In [1]:
import os
import schnetpack as spk
from schnetpack.datasets import QM9
import schnetpack.transform as trn

import torch
import torchmetrics
import pytorch_lightning as pl

qm9tut = './qm9tut'
if not os.path.exists('qm9tut'):
    os.makedirs(qm9tut)

In [2]:
DB_PATH = "./qm9.db"
PROPERTY = QM9.lumo
BATCH_SIZE = 16
NUM_TRAIN = 110000
NUM_VALIDATION = 10000
CUTOFF = 5.
N_ATOM_BASIS = 32
T = 3
EPOCHS = 1
LR = 1e-4
NUM_WORKERS = 1
PIN_MEMORY = True
FREEZE = True

In [3]:
qm9data = QM9(
    DB_PATH,
    batch_size=BATCH_SIZE,
    num_train=NUM_TRAIN,
    num_val=NUM_VALIDATION,
    transforms=[
        trn.ASENeighborList(cutoff=float(CUTOFF)),
        # trn.RemoveOffsets(PROPERTY, remove_mean=True, remove_atomrefs=True),
        trn.CastTo32()
    ],
    num_workers=NUM_WORKERS,
    split_file=os.path.join(qm9tut, "split.npz"),
    pin_memory=PIN_MEMORY, # set to false, when not using a GPU
    load_properties=[PROPERTY], 
)
qm9data.prepare_data()
qm9data.setup()

In [4]:
pairwise_distance = spk.atomistic.PairwiseDistances() # calculates pairwise distances between atoms
radial_basis = spk.nn.GaussianRBF(n_rbf=20, cutoff=CUTOFF)
schnet = spk.representation.SchNet(
    n_atom_basis=N_ATOM_BASIS, n_interactions=T,
    radial_basis=radial_basis,
    cutoff_fn=spk.nn.CosineCutoff(CUTOFF)
)
pred_property = spk.atomistic.Atomwise(n_in=N_ATOM_BASIS, output_key=PROPERTY)
nnpot = spk.model.NeuralNetworkPotential(
    representation=schnet,
    input_modules=[pairwise_distance],
    output_modules=[pred_property],
    postprocessors=[trn.CastTo64()]
)

In [5]:
pretrained_model = torch.load(os.path.join('weights', 'best_homo_e50.pt'))

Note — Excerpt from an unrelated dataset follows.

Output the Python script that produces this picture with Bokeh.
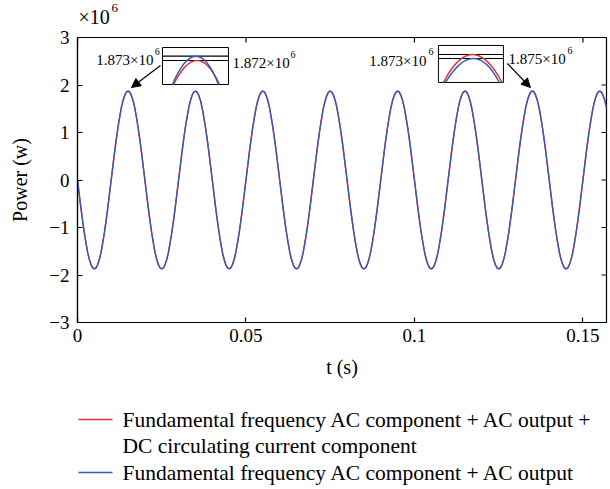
from bokeh.plotting import figure
from bokeh.layouts import column
from bokeh.models import Range1d, FixedTicker, Label, Arrow, NormalHead
from bokeh.core.properties import value
from bokeh.embed import file_html
from bokeh.resources import INLINE

# ---------------- data (time step 0.5 ms; power in units of 10^6 W) ----------------
time_halfms = list(range(315))

power_blue = [
    0.00, -0.29, -0.58, -0.85, -1.10, -1.32, -1.52, -1.67, -1.78, -1.85, -1.87, -1.85, -1.78, -1.67, -1.52, -1.32, -1.10, -0.85, -0.58, -0.29,
    0.00, 0.29, 0.58, 0.85, 1.10, 1.32, 1.52, 1.67, 1.78, 1.85, 1.873, 1.85, 1.78, 1.67, 1.52, 1.32, 1.10, 0.85, 0.58, 0.29,
    0.00, -0.29, -0.58, -0.85, -1.10, -1.32, -1.52, -1.67, -1.78, -1.85, -1.87, -1.85, -1.78, -1.67, -1.52, -1.32, -1.10, -0.85, -0.58, -0.29,
    0.00, 0.29, 0.58, 0.85, 1.10, 1.32, 1.52, 1.67, 1.78, 1.85, 1.873, 1.85, 1.78, 1.67, 1.52, 1.32, 1.10, 0.85, 0.58, 0.29,
    0.00, -0.29, -0.58, -0.85, -1.10, -1.32, -1.52, -1.67, -1.78, -1.85, -1.87, -1.85, -1.78, -1.67, -1.52, -1.32, -1.10, -0.85, -0.58, -0.29,
    0.00, 0.29, 0.58, 0.85, 1.10, 1.32, 1.52, 1.67, 1.78, 1.85, 1.873, 1.85, 1.78, 1.67, 1.52, 1.32, 1.10, 0.85, 0.58, 0.29,
    0.00, -0.29, -0.58, -0.85, -1.10, -1.32, -1.52, -1.67, -1.78, -1.85, -1.87, -1.85, -1.78, -1.67, -1.52, -1.32, -1.10, -0.85, -0.58, -0.29,
    0.00, 0.29, 0.58, 0.85, 1.10, 1.32, 1.52, 1.67, 1.78, 1.85, 1.873, 1.85, 1.78, 1.67, 1.52, 1.32, 1.10, 0.85, 0.58, 0.29,
    0.00, -0.29, -0.58, -0.85, -1.10, -1.32, -1.52, -1.67, -1.78, -1.85, -1.87, -1.85, -1.78, -1.67, -1.52, -1.32, -1.10, -0.85, -0.58, -0.29,
    0.00, 0.29, 0.58, 0.85, 1.10, 1.32, 1.52, 1.67, 1.78, 1.85, 1.873, 1.85, 1.78, 1.67, 1.52, 1.32, 1.10, 0.85, 0.58, 0.29,
    0.00, -0.29, -0.58, -0.85, -1.10, -1.32, -1.52, -1.67, -1.78, -1.85, -1.87, -1.85, -1.78, -1.67, -1.52, -1.32, -1.10, -0.85, -0.58, -0.29,
    0.00, 0.29, 0.58, 0.85, 1.10, 1.32, 1.52, 1.67, 1.78, 1.85, 1.873, 1.85, 1.78, 1.67, 1.52, 1.32, 1.10, 0.85, 0.58, 0.29,
    0.00, -0.29, -0.58, -0.85, -1.10, -1.32, -1.52, -1.67, -1.78, -1.85, -1.87, -1.85, -1.78, -1.67, -1.52, -1.32, -1.10, -0.85, -0.58, -0.29,
    0.00, 0.29, 0.58, 0.85, 1.10, 1.32, 1.52, 1.67, 1.78, 1.85, 1.873, 1.85, 1.78, 1.67, 1.52, 1.32, 1.10, 0.85, 0.58, 0.29,
    0.00, -0.29, -0.58, -0.85, -1.10, -1.32, -1.52, -1.67, -1.78, -1.85, -1.87, -1.85, -1.78, -1.67, -1.52, -1.32, -1.10, -0.85, -0.58, -0.29,
    0.00, 0.29, 0.58, 0.85, 1.10, 1.32, 1.52, 1.67, 1.78, 1.85, 1.873, 1.85, 1.78, 1.67, 1.52,
]

power_red = [
    0.00, -0.29, -0.58, -0.85, -1.10, -1.32, -1.52, -1.67, -1.78, -1.85, -1.87, -1.85, -1.78, -1.67, -1.52, -1.32, -1.10, -0.85, -0.58, -0.29,
    0.00, 0.29, 0.58, 0.85, 1.10, 1.32, 1.52, 1.67, 1.78, 1.85, 1.872, 1.85, 1.78, 1.67, 1.52, 1.32, 1.10, 0.85, 0.58, 0.29,
    0.00, -0.29, -0.58, -0.85, -1.10, -1.32, -1.52, -1.67, -1.78, -1.85, -1.87, -1.85, -1.78, -1.67, -1.52, -1.32, -1.10, -0.85, -0.58, -0.29,
    0.00, 0.29, 0.58, 0.85, 1.10, 1.32, 1.52, 1.67, 1.78, 1.85, 1.873, 1.85, 1.78, 1.67, 1.52, 1.32, 1.10, 0.85, 0.58, 0.29,
    0.00, -0.29, -0.58, -0.85, -1.10, -1.32, -1.52, -1.67, -1.78, -1.85, -1.87, -1.85, -1.78, -1.67, -1.52, -1.32, -1.10, -0.85, -0.58, -0.29,
    0.00, 0.29, 0.58, 0.85, 1.10, 1.32, 1.52, 1.67, 1.78, 1.85, 1.873, 1.85, 1.78, 1.67, 1.52, 1.32, 1.10, 0.85, 0.58, 0.29,
    0.00, -0.29, -0.58, -0.85, -1.10, -1.32, -1.52, -1.67, -1.78, -1.85, -1.87, -1.85, -1.78, -1.67, -1.52, -1.32, -1.10, -0.85, -0.58, -0.29,
    0.00, 0.29, 0.58, 0.85, 1.10, 1.32, 1.52, 1.67, 1.78, 1.85, 1.873, 1.85, 1.78, 1.67, 1.52, 1.32, 1.10, 0.85, 0.58, 0.29,
    0.00, -0.29, -0.58, -0.85, -1.10, -1.32, -1.52, -1.67, -1.78, -1.85, -1.87, -1.85, -1.78, -1.67, -1.52, -1.32, -1.10, -0.85, -0.58, -0.29,
    0.00, 0.29, 0.58, 0.85, 1.10, 1.32, 1.52, 1.67, 1.78, 1.85, 1.873, 1.85, 1.78, 1.67, 1.52, 1.32, 1.10, 0.85, 0.58, 0.29,
    0.00, -0.29, -0.58, -0.85, -1.10, -1.32, -1.52, -1.67, -1.78, -1.85, -1.87, -1.85, -1.78, -1.67, -1.52, -1.32, -1.10, -0.85, -0.58, -0.29,
    0.00, 0.29, 0.58, 0.85, 1.10, 1.32, 1.52, 1.67, 1.78, 1.85, 1.873, 1.85, 1.78, 1.67, 1.52, 1.32, 1.10, 0.85, 0.58, 0.29,
    0.00, -0.29, -0.58, -0.85, -1.10, -1.32, -1.52, -1.67, -1.78, -1.85, -1.87, -1.85, -1.78, -1.67, -1.52, -1.32, -1.10, -0.85, -0.58, -0.29,
    0.00, 0.29, 0.58, 0.85, 1.10, 1.32, 1.52, 1.67, 1.78, 1.85, 1.875, 1.85, 1.78, 1.67, 1.52, 1.32, 1.10, 0.85, 0.58, 0.29,
    0.00, -0.29, -0.58, -0.85, -1.10, -1.32, -1.52, -1.67, -1.78, -1.85, -1.87, -1.85, -1.78, -1.67, -1.52, -1.32, -1.10, -0.85, -0.58, -0.29,
    0.00, 0.29, 0.58, 0.85, 1.10, 1.32, 1.52, 1.67, 1.78, 1.85, 1.873, 1.85, 1.78, 1.67, 1.52,
]

x_ticks = [0, 0.05, 0.1, 0.15]
x_tick_labels = ["0", "0.05", "0.1", "0.15"]
y_ticks = [-3, -2, -1, 0, 1, 2, 3]
y_tick_labels = ["\u22123", "\u22122", "\u22121", "0", "1", "2", "3"]

peak_labels_left = ["1.873\u00d710", "1.872\u00d710"]
peak_labels_right = ["1.873\u00d710", "1.875\u00d710"]

legend_red = ["Fundamental frequency AC component + AC output +", "DC circulating current component"]
legend_blue = "Fundamental frequency AC component + AC output"

RED = "#e8312c"
BLUE = "#2d5bbf"
FONT = "Liberation Serif"

t_s = [k / 2000 for k in time_halfms]

X_MAX = 0.157
FRAME_L, FRAME_R = 77, 606   # px, shared by all three strips
FRAME_W = FRAME_R - FRAME_L
FRAME_H = 285.0
HDR_H = 26

# ---------------- header strip (axis multiplier) ----------------
hdr = figure(width=610, height=HDR_H, output_backend="svg", toolbar_location=None,
             x_range=Range1d(FRAME_L, FRAME_R), y_range=Range1d(HDR_H, 0),
             x_axis_type=None, y_axis_type=None,
             min_border_left=FRAME_L, min_border_right=610 - FRAME_R,
             min_border_top=0, min_border_bottom=0)
hdr.outline_line_color = None
hdr.grid.visible = False
hdr.text(x=[78], y=[16], text=["\u00d710"], text_font=value(FONT), text_font_size="20px",
         text_align="left", text_baseline="middle", text_color="black")
hdr.text(x=[111], y=[7.5], text=["6"], text_font=value(FONT), text_font_size="13px",
         text_align="left", text_baseline="middle", text_color="black")

# ---------------- main figure ----------------
p = figure(width=610, height=390 - HDR_H, output_backend="svg", toolbar_location=None,
           x_range=Range1d(0, X_MAX), y_range=Range1d(-3, 3),
           min_border_left=FRAME_L, min_border_right=610 - FRAME_R,
           min_border_top=37 - HDR_H, min_border_bottom=68)
p.background_fill_color = "white"
p.border_fill_color = "white"
p.outline_line_color = "black"
p.outline_line_width = 1.2
p.xgrid.visible = False
p.ygrid.visible = False

xa = p.xaxis[0]
xa.ticker = FixedTicker(ticks=x_ticks)
xa.major_label_overrides = {k: v for k, v in zip(x_ticks, x_tick_labels)}
ya = p.yaxis[0]
ya.ticker = FixedTicker(ticks=y_ticks)
ya.major_label_overrides = {k: v for k, v in zip(y_ticks, y_tick_labels)}

for ax in (xa, ya):
    ax.major_tick_in = 5
    ax.major_tick_out = 0
    ax.minor_tick_line_color = None
    ax.axis_line_color = "black"
    ax.axis_line_width = 1.2
    ax.major_tick_line_width = 1.2
    ax.major_label_text_font = FONT
    ax.major_label_text_font_size = "19px"
    ax.major_label_text_color = "black"
    ax.axis_label_text_font = FONT
    ax.axis_label_text_font_size = "20px"
    ax.axis_label_text_font_style = "normal"
    ax.axis_label_text_color = "black"

xa.axis_label = "t (s)"
xa.major_label_standoff = 6
xa.axis_label_standoff = 11
ya.axis_label = "Power (w)"
ya.major_label_standoff = 8
ya.axis_label_standoff = 15

# mirrored inward ticks on top and right edges (5 px long)
tick_dy = 5 * 6.0 / FRAME_H
tick_dx = 5 * X_MAX / FRAME_W
p.segment(x0=x_ticks, x1=x_ticks, y0=[3] * len(x_ticks), y1=[3 - tick_dy] * len(x_ticks),
          line_color="black", line_width=1.2)
p.segment(x0=[X_MAX] * len(y_ticks), x1=[X_MAX - tick_dx] * len(y_ticks), y0=y_ticks, y1=y_ticks,
          line_color="black", line_width=1.2)

# ---------------- curves ----------------
p.line(t_s, power_red, line_color=RED, line_width=1.5)
p.line(t_s, power_blue, line_color=BLUE, line_width=1.3)

# ---------------- insets (zoomed peaks) ----------------
def inset(l, r, b, t, y_up, y_lo, blue_arc, red_arc):
    p.quad(left=[l], right=[r], bottom=[b], top=[t], fill_color="white",
           line_color="black", line_width=1)
    p.segment(x0=[l, l], x1=[r, r], y0=[y_up, y_lo], y1=[y_up, y_lo],
              line_color="black", line_width=1.2)
    for (x0, x1, xp, yp), col in ((red_arc, RED), (blue_arc, BLUE)):
        p.quadratic(x0=[x0], y0=[b], x1=[x1], y1=[b], cx=[xp], cy=[2 * yp - b],
                    line_color=col, line_width=1.5)

inset(0.02522, 0.04481, 2.011, 2.789, 2.606, 2.516,
      (0.02819, 0.04184, 0.03531, 2.606), (0.02849, 0.04214, 0.03561, 2.516))
inset(0.10712, 0.12641, 2.053, 2.832, 2.642, 2.558,
      (0.10920, 0.12520, 0.11780, 2.558), (0.10860, 0.12600, 0.11720, 2.642))

def lab(x, y, text, size, align="left"):
    p.add_layout(Label(x=x, y=y, text=text, text_font=FONT, text_font_size=size,
                       text_align=align, text_baseline="middle", text_color="black"))

lab(0.02255, 2.516, peak_labels_left[0], "15px", "right")
lab(0.02290, 2.705, "6", "10px")
lab(0.04599, 2.453, peak_labels_left[1], "15px")
lab(0.06320, 2.642, "6", "10px")
lab(0.10356, 2.495, peak_labels_right[0], "15px", "right")
lab(0.10415, 2.705, "6", "10px")
lab(0.12789, 2.537, peak_labels_right[1], "15px")
lab(0.14540, 2.726, "6", "10px")

p.add_layout(Arrow(end=NormalHead(size=9, fill_color="black", line_color="black"),
                   x_start=0.02463, y_start=2.411, x_end=0.01602, y_end=1.947,
                   line_color="black", line_width=1.2))
p.add_layout(Arrow(end=NormalHead(size=9, fill_color="black", line_color="black"),
                   x_start=0.12760, y_start=2.453, x_end=0.13442, y_end=1.947,
                   line_color="black", line_width=1.2))

# ---------------- legend strip ----------------
leg = figure(width=610, height=99, output_backend="svg", toolbar_location=None,
             x_range=Range1d(FRAME_L, FRAME_R), y_range=Range1d(99, 0),
             x_axis_type=None, y_axis_type=None,
             min_border_left=FRAME_L, min_border_right=610 - FRAME_R,
             min_border_top=0, min_border_bottom=0)
leg.outline_line_color = None
leg.grid.visible = False
leg.segment(x0=[78], x1=[112], y0=[29], y1=[29], line_color=RED, line_width=1.3)
leg.segment(x0=[78], x1=[112], y0=[82], y1=[82], line_color=BLUE, line_width=1.3)
leg.text(x=[122, 122, 122], y=[29, 55.5, 82], text=[legend_red[0], legend_red[1], legend_blue],
         text_font=value(FONT), text_font_size="21.5px", text_align="left",
         text_baseline="middle", text_color="black")

layout = column(hdr, p, leg, spacing=0)
open("out.html", "w").write(file_html(layout, INLINE))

# Set missing keys in state_dict

nnpot.load_state_dict(pretrained_model.state_dict())

if FREEZE:
    for name, param in nnpot.named_parameters():
        if 'output' not in name:    # freeze all but the output layers
            param.requires_grad = False


In [6]:
output_property = spk.task.ModelOutput(
    name=PROPERTY,
    loss_fn=torch.nn.MSELoss(),
    loss_weight=1.,
    metrics={
        "MAE": torchmetrics.MeanAbsoluteError()
    }
)

In [7]:
task = spk.task.AtomisticTask(
    model=nnpot,
    outputs=[output_property],
    optimizer_cls=torch.optim.AdamW,
    optimizer_args={"lr": LR}
)

/home/aimas/dtu/dl/DeepLearningProject/.venv/lib/python3.10/site-packages/pytorch_lightning/utilities/parsing.py:198: Attribute 'model' is an instance of `nn.Module` and is already saved during checkpointing. It is recommended to ignore them using `self.save_hyperparameters(ignore=['model'])`.


In [8]:
logger = pl.loggers.TensorBoardLogger(save_dir=qm9tut)
callbacks = [
    spk.train.ModelCheckpoint(
        model_path=os.path.join(qm9tut, "best_inference_model"),
        save_top_k=1,
        monitor="val_loss"
    )
]

trainer = pl.Trainer(
    callbacks=callbacks,
    logger=logger,
    default_root_dir=qm9tut,
    max_epochs=EPOCHS, # for testing, we restrict the number of epochs
)
trainer.fit(task, datamodule=qm9data)

GPU available: True (cuda), used: True
TPU available: False, using: 0 TPU cores
IPU available: False, using: 0 IPUs
HPU available: False, using: 0 HPUs
You are using a CUDA device ('NVIDIA GeForce RTX 3050 Laptop GPU') that has Tensor Cores. To properly utilize them, you should set `torch.set_float32_matmul_precision('medium' | 'high')` which will trade-off precision for performance. For more details, read https://pytorch.org/docs/stable/generated/torch.set_float32_matmul_precision.html#torch.set_float32_matmul_precision
LOCAL_RANK: 0 - CUDA_VISIBLE_DEVICES: [0]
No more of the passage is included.